Movies about love and relationships that aren't like whirlwind romances?
January 3, 2009 1:35 PM   Subscribe

I'm looking for movies about love that are not of the Titanic type. That is, they are about two people who learn to love each other over a long period of time. Maybe at first they don't particularly like each other - or they are just together by necessity, or they are just friends and never think about love. Any ideas?

It's for a friend who has already had two divorces. I suspect she has fallen in love with a fairytale only to discover that love requires a lot of acceptance and forgiveness. She told me the other day she had watched Titanic and thought how wonderful the story was. I really don't think it's the type of narrative she should be looking for in her life. I'm trying to give her other ideas. She is in her late 30s with a teenage son.
posted by vizsla to Human Relations (53 answers total) 42 users marked this as a favorite
When Harry Met Sally is the most obvious one that comes to mind.
posted by meerkatty at 1:40 PM on January 3, 2009 [1 favorite]

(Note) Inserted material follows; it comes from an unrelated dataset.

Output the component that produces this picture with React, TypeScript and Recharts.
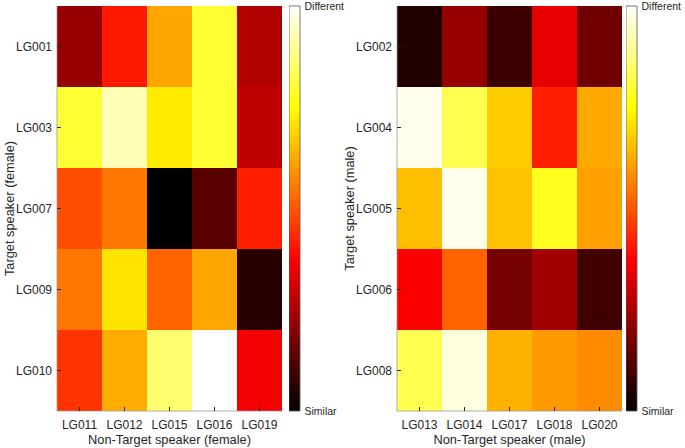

When Harry Met Sally is a classic example of this.
posted by emd3737 at 1:40 PM on January 3, 2009

Eternal Sunshine of the Spotless Mind is probably the best movie out there for dispelling the fairytale myth while at the same time instilling the viewer with romance. I'll let you know as I think of more of these.
posted by Navelgazer at 1:41 PM on January 3, 2009 [2 favorites]

Once - a modern day musical that feels like a love story, but kind of isn't.
When Harry Met Sally - they end up together in the end but it takes them a decade or so.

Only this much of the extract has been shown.